• [WHAT IS ASKED]: Repeat all the material exactly; pictures stay out of your copy.

****************************************

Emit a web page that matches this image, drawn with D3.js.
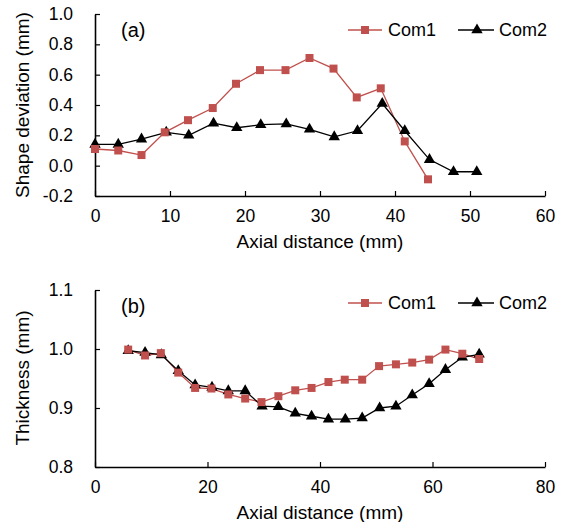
<!DOCTYPE html>
<html>
<head>
<meta charset="utf-8">
<script src="https://cdn.jsdelivr.net/npm/d3@7"></script>
<style>
  body { margin: 0; background: #fff; }
  text { font-family: "Liberation Sans", Arial, sans-serif; fill: #000; }
</style>
</head>
<body>
<svg width="564" height="522"></svg>
<script>
// (a) shape deviation
var aX1 = [0, 3.1, 6.2, 9.3, 12.4, 15.7, 18.8, 22.0, 25.4, 28.6, 31.8, 34.9, 38.1, 41.3, 44.4];
var aY1 = [0.11, 0.10, 0.07, 0.22, 0.30, 0.38, 0.54, 0.63, 0.63, 0.71, 0.64, 0.45, 0.51, 0.16, -0.09];
var aX2 = [0, 3.1, 6.2, 9.5, 12.5, 15.8, 18.9, 22.1, 25.5, 28.6, 31.9, 35.0, 38.3, 41.3, 44.6, 47.8, 50.9];
var aY2 = [0.14, 0.14, 0.175, 0.22, 0.20, 0.28, 0.25, 0.27, 0.275, 0.24, 0.19, 0.23, 0.41, 0.23, 0.04, -0.04, -0.04];
var aXTicks = [0, 10, 20, 30, 40, 50, 60];
var aYTicks = [-0.2, 0.0, 0.2, 0.4, 0.6, 0.8, 1.0];

// (b) thickness
var bX1 = [5.9, 8.9, 11.7, 14.8, 17.8, 20.7, 23.7, 26.7, 29.6, 32.6, 35.6, 38.5, 41.5, 44.4, 47.5, 50.5, 53.5, 56.4, 59.4, 62.3, 65.3, 68.3];
var bY1 = [0.999, 0.989, 0.993, 0.960, 0.934, 0.933, 0.923, 0.916, 0.910, 0.920, 0.930, 0.934, 0.944, 0.948, 0.948, 0.971, 0.974, 0.977, 0.982, 0.999, 0.992, 0.983];
var bX2 = [5.9, 8.9, 11.8, 14.8, 17.8, 20.8, 23.7, 26.7, 29.7, 32.6, 35.6, 38.5, 41.5, 44.5, 47.5, 50.6, 53.5, 56.4, 59.4, 62.3, 65.3, 68.3];
var bY2 = [0.997, 0.994, 0.990, 0.963, 0.939, 0.935, 0.929, 0.929, 0.903, 0.902, 0.891, 0.886, 0.881, 0.881, 0.883, 0.900, 0.903, 0.922, 0.941, 0.965, 0.986, 0.991];
var bXTicks = [0, 20, 40, 60, 80];
var bYTicks = [0.8, 0.9, 1.0, 1.1];

var seriesNames = ["Com1", "Com2"];
var red = "#C0504D";

var svg = d3.select("svg");

function panel(o) {
    var x = d3.scaleLinear().domain(o.xDomain).range([95, 545]);
    var y = d3.scaleLinear().domain(o.yDomain).range([o.bottom, o.top]);
    var g = svg.append("g");

    // axes, ticks point inward
    g.append("g").attr("transform", "translate(0," + o.bottom + ")")
        .call(d3.axisBottom(x).tickValues(o.xTicks).tickSizeInner(-5).tickSizeOuter(0).tickPadding(14));
    g.append("g").attr("transform", "translate(95,0)")
        .call(d3.axisLeft(y).tickValues(o.yTicks).tickFormat(function(d) { return d.toFixed(1); })
            .tickSizeInner(-5).tickSizeOuter(0).tickPadding(22));
    g.selectAll(".domain").attr("stroke-width", 1.6);
    g.selectAll(".tick line").attr("stroke-width", 1.2);
    g.selectAll(".tick text").style("font-size", "17.5px");

    // titles
    g.append("text").attr("x", 320).attr("y", o.bottom + 52).attr("text-anchor", "middle")
        .style("font-size", "19px").text("Axial distance (mm)");
    g.append("text").attr("transform", "translate(29," + o.yTitleCenter + ") rotate(-90)")
        .attr("text-anchor", "middle").style("font-size", "19px").text(o.yTitle);
    g.append("text").attr("x", 121).attr("y", o.top + 23).style("font-size", "20px").text(o.label);

    var line = d3.line().x(function(d) { return x(d[0]); }).y(function(d) { return y(d[1]); });
    var d1 = d3.zip(o.x1, o.y1), d2 = d3.zip(o.x2, o.y2);

    g.append("path").datum(d1).attr("d", line).attr("fill", "none").attr("stroke", red).attr("stroke-width", 1.3);
    g.append("path").datum(d2).attr("d", line).attr("fill", "none").attr("stroke", "#000").attr("stroke-width", 1.3);

    var sq = d3.symbol().type(d3.symbolSquare).size(64);
    var tri = d3.symbol().type(d3.symbolTriangle).size(56);

    g.selectAll(".m2").data(d2).enter().append("path")
        .attr("d", tri).attr("fill", "#000")
        .attr("transform", function(d) { return "translate(" + x(d[0]) + "," + y(d[1]) + ")"; });
    g.selectAll(".m1").data(d1).enter().append("path")
        .attr("d", sq).attr("fill", red)
        .attr("transform", function(d) { return "translate(" + x(d[0]) + "," + y(d[1]) + ")"; });

    // legend
    var ly = o.legendY;
    g.append("line").attr("x1", 348).attr("x2", 382).attr("y1", ly).attr("y2", ly).attr("stroke", red).attr("stroke-width", 1.3);
    g.append("path").attr("d", sq).attr("fill", red).attr("transform", "translate(365," + ly + ")");
    g.append("text").attr("x", 388).attr("y", ly + 6).style("font-size", "18px").text(seriesNames[0]);
    g.append("line").attr("x1", 458).attr("x2", 494).attr("y1", ly).attr("y2", ly).attr("stroke", "#000").attr("stroke-width", 1.3);
    g.append("path").attr("d", tri).attr("fill", "#000").attr("transform", "translate(477," + ly + ")");
    g.append("text").attr("x", 499).attr("y", ly + 6).style("font-size", "18px").text(seriesNames[1]);
}

panel({ xDomain: [0, 60], yDomain: [-0.2, 1.0], top: 14, bottom: 196,
        xTicks: aXTicks, yTicks: aYTicks, x1: aX1, y1: aY1, x2: aX2, y2: aY2,
        yTitle: "Shape deviation (mm)", yTitleCenter: 105, label: "(a)", legendY: 30 });
panel({ xDomain: [0, 80], yDomain: [0.8, 1.1], top: 290, bottom: 467,
        xTicks: bXTicks, yTicks: bYTicks, x1: bX1, y1: bY1, x2: bX2, y2: bY2,
        yTitle: "Thickness (mm)", yTitleCenter: 378, label: "(b)", legendY: 303 });
</script>
</body>
</html>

****************************************

• [RESULT]:
Emit a web page that matches this image, drawn with D3.js.
<!DOCTYPE html>
<html>
<head>
<meta charset="utf-8">
<script src="https://cdn.jsdelivr.net/npm/d3@7"></script>
<style>
  body { margin: 0; background: #fff; }
  text { font-family: "Liberation Sans", Arial, sans-serif; fill: #000; }
</style>
</head>
<body>
<svg width="564" height="522"></svg>
<script>
// (a) shape deviation
var aX1 = [0, 3.1, 6.2, 9.3, 12.4, 15.7, 18.8, 22.0, 25.4, 28.6, 31.8, 34.9, 38.1, 41.3, 44.4];
var aY1 = [0.11, 0.10, 0.07, 0.22, 0.30, 0.38, 0.54, 0.63, 0.63, 0.71, 0.64, 0.45, 0.51, 0.16, -0.09];
var aX2 = [0, 3.1, 6.2, 9.5, 12.5, 15.8, 18.9, 22.1, 25.5, 28.6, 31.9, 35.0, 38.3, 41.3, 44.6, 47.8, 50.9];
var aY2 = [0.14, 0.14, 0.175, 0.22, 0.20, 0.28, 0.25, 0.27, 0.275, 0.24, 0.19, 0.23, 0.41, 0.23, 0.04, -0.04, -0.04];
var aXTicks = [0, 10, 20, 30, 40, 50, 60];
var aYTicks = [-0.2, 0.0, 0.2, 0.4, 0.6, 0.8, 1.0];

// (b) thickness
var bX1 = [5.9, 8.9, 11.7, 14.8, 17.8, 20.7, 23.7, 26.7, 29.6, 32.6, 35.6, 38.5, 41.5, 44.4, 47.5, 50.5, 53.5, 56.4, 59.4, 62.3, 65.3, 68.3];
var bY1 = [0.999, 0.989, 0.993, 0.960, 0.934, 0.933, 0.923, 0.916, 0.910, 0.920, 0.930, 0.934, 0.944, 0.948, 0.948, 0.971, 0.974, 0.977, 0.982, 0.999, 0.992, 0.983];
var bX2 = [5.9, 8.9, 11.8, 14.8, 17.8, 20.8, 23.7, 26.7, 29.7, 32.6, 35.6, 38.5, 41.5, 44.5, 47.5, 50.6, 53.5, 56.4, 59.4, 62.3, 65.3, 68.3];
var bY2 = [0.997, 0.994, 0.990, 0.963, 0.939, 0.935, 0.929, 0.929, 0.903, 0.902, 0.891, 0.886, 0.881, 0.881, 0.883, 0.900, 0.903, 0.922, 0.941, 0.965, 0.986, 0.991];
var bXTicks = [0, 20, 40, 60, 80];
var bYTicks = [0.8, 0.9, 1.0, 1.1];

var seriesNames = ["Com1", "Com2"];
var red = "#C0504D";

var svg = d3.select("svg");

function panel(o) {
    var x = d3.scaleLinear().domain(o.xDomain).range([95, 545]);
    var y = d3.scaleLinear().domain(o.yDomain).range([o.bottom, o.top]);
    var g = svg.append("g");

    // axes, ticks point inward
    g.append("g").attr("transform", "translate(0," + o.bottom + ")")
        .call(d3.axisBottom(x).tickValues(o.xTicks).tickSizeInner(-5).tickSizeOuter(0).tickPadding(14));
    g.append("g").attr("transform", "translate(95,0)")
        .call(d3.axisLeft(y).tickValues(o.yTicks).tickFormat(function(d) { return d.toFixed(1); })
            .tickSizeInner(-5).tickSizeOuter(0).tickPadding(22));
    g.selectAll(".domain").attr("stroke-width", 1.6);
    g.selectAll(".tick line").attr("stroke-width", 1.2);
    g.selectAll(".tick text").style("font-size", "17.5px");

    // titles
    g.append("text").attr("x", 320).attr("y", o.bottom + 52).attr("text-anchor", "middle")
        .style("font-size", "19px").text("Axial distance (mm)");
    g.append("text").attr("transform", "translate(29," + o.yTitleCenter + ") rotate(-90)")
        .attr("text-anchor", "middle").style("font-size", "19px").text(o.yTitle);
    g.append("text").attr("x", 121).attr("y", o.top + 23).style("font-size", "20px").text(o.label);

    var line = d3.line().x(function(d) { return x(d[0]); }).y(function(d) { return y(d[1]); });
    var d1 = d3.zip(o.x1, o.y1), d2 = d3.zip(o.x2, o.y2);

    g.append("path").datum(d1).attr("d", line).attr("fill", "none").attr("stroke", red).attr("stroke-width", 1.3);
    g.append("path").datum(d2).attr("d", line).attr("fill", "none").attr("stroke", "#000").attr("stroke-width", 1.3);

    var sq = d3.symbol().type(d3.symbolSquare).size(64);
    var tri = d3.symbol().type(d3.symbolTriangle).size(56);

    g.selectAll(".m2").data(d2).enter().append("path")
        .attr("d", tri).attr("fill", "#000")
        .attr("transform", function(d) { return "translate(" + x(d[0]) + "," + y(d[1]) + ")"; });
    g.selectAll(".m1").data(d1).enter().append("path")
        .attr("d", sq).attr("fill", red)
        .attr("transform", function(d) { return "translate(" + x(d[0]) + "," + y(d[1]) + ")"; });

    // legend
    var ly = o.legendY;
    g.append("line").attr("x1", 348).attr("x2", 382).attr("y1", ly).attr("y2", ly).attr("stroke", red).attr("stroke-width", 1.3);
    g.append("path").attr("d", sq).attr("fill", red).attr("transform", "translate(365," + ly + ")");
    g.append("text").attr("x", 388).attr("y", ly + 6).style("font-size", "18px").text(seriesNames[0]);
    g.append("line").attr("x1", 458).attr("x2", 494).attr("y1", ly).attr("y2", ly).attr("stroke", "#000").attr("stroke-width", 1.3);
    g.append("path").attr("d", tri).attr("fill", "#000").attr("transform", "translate(477," + ly + ")");
    g.append("text").attr("x", 499).attr("y", ly + 6).style("font-size", "18px").text(seriesNames[1]);
}

panel({ xDomain: [0, 60], yDomain: [-0.2, 1.0], top: 14, bottom: 196,
        xTicks: aXTicks, yTicks: aYTicks, x1: aX1, y1: aY1, x2: aX2, y2: aY2,
        yTitle: "Shape deviation (mm)", yTitleCenter: 105, label: "(a)", legendY: 30 });
panel({ xDomain: [0, 80], yDomain: [0.8, 1.1], top: 290, bottom: 467,
        xTicks: bXTicks, yTicks: bYTicks, x1: bX1, y1: bY1, x2: bX2, y2: bY2,
        yTitle: "Thickness (mm)", yTitleCenter: 378, label: "(b)", legendY: 303 });
</script>
</body>
</html>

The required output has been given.